Der Mond und seine Zahlen
 
Die 4 ist eine Mondzahl, denn er hat 4 Wadel (Phasen). 7 gilt als die wichtigste Zahl des Mondes, denn alle sieben Tage ändert sich seine Gestalt erkennbar. 13 ist keine Mondzahl, obwohl 13 Monate im „Dreizehnmonatsjahr“ zur luni-solaren Jahresstabilisierung nötig sind. Die 14 Tage verhelfen dem werdenden Mond zu seiner Herrschaft. Von Neumond zu Vollmond sind es 14 Tage, 18 Stunden und 22 Minuten.15 nannte man auch „die kleine Mondzahl”, da sie der Höhepunkt der Mondmacht bedeutet. Die 27 gilt als magische Mondzahl; im Idealfall des klaren Himmels, ist der Mond 27 Tage lang sichtbar.
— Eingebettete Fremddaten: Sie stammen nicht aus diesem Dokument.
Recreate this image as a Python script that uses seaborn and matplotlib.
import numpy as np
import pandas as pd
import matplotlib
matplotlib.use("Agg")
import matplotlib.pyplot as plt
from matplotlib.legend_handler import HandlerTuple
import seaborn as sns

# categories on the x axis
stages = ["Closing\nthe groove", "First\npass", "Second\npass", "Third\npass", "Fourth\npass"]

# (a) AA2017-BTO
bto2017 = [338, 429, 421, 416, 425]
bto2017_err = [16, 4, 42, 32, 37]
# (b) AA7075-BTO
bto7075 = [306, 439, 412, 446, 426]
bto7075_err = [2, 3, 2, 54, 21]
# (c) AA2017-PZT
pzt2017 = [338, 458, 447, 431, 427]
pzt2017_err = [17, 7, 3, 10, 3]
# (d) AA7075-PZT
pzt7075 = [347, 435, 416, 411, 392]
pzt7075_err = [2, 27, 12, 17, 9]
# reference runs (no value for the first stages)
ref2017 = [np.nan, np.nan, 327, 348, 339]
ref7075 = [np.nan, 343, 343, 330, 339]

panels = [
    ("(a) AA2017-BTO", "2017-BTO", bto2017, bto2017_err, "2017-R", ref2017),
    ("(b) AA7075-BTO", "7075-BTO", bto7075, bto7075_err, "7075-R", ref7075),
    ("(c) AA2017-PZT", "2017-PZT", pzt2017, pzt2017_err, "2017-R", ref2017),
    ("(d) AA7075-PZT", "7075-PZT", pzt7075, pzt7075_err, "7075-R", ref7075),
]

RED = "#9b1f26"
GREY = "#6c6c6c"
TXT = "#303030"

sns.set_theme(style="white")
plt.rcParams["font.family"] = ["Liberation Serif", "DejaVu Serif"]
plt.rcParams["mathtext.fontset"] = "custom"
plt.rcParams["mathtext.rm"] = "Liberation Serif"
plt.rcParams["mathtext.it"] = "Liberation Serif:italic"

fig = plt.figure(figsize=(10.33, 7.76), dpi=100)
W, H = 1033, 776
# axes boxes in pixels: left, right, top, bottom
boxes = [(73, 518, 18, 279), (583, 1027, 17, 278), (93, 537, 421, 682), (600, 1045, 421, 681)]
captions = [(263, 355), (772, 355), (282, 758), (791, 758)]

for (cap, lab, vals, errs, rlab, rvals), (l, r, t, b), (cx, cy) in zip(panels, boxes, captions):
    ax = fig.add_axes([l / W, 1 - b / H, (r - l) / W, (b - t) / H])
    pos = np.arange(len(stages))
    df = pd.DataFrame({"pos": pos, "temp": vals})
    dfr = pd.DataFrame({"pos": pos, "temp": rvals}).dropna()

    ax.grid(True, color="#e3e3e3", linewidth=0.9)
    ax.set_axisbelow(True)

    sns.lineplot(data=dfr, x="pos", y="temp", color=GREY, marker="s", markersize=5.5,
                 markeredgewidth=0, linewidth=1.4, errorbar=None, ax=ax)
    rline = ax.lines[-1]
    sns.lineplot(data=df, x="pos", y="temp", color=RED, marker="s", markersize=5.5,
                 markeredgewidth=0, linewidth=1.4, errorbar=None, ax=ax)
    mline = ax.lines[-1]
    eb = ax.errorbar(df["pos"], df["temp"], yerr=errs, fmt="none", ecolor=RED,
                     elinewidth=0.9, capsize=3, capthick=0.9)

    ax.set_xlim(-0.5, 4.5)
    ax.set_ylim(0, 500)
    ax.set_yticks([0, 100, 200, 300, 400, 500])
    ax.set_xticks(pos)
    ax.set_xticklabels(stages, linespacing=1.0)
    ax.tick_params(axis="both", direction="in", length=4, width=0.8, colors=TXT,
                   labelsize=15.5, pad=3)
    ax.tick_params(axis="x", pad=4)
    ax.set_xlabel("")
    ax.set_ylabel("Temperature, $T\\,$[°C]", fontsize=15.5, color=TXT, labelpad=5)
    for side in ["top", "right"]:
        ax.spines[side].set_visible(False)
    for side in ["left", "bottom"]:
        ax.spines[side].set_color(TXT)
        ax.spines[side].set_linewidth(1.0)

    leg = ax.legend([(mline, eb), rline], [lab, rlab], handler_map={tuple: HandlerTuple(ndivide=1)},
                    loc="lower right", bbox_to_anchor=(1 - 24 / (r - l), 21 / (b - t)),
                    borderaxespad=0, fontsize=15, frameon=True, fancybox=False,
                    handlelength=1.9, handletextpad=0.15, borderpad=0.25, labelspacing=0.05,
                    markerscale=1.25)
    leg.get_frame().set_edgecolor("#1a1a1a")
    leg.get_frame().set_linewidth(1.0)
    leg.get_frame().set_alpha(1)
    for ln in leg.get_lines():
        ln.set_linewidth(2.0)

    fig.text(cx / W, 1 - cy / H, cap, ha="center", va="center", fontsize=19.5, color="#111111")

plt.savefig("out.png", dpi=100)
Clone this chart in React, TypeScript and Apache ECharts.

Die 28 gehört zu den markanten Mondzahlen, sind doch die 4 Phasen des Mondes nach 28 Tagen vollkommen; der Mond ist danach - wenn  man es so sehen will - durch 28 Sterngruppen gewandert.
 
 
In der schwed. bronzezeitlichen Felsbildlage Aspebergert / Tanum / Bohuslän gibt es den sog. „Storhandgud“ der mit 4 „Wochenfingern“ die 4x7 = 28 Monatstage in Form von Näpfchen aufzuzeigen scheint. Die rote Farbausmalung ist von wissenschaftlich-touristischer Seite aus erfolgt.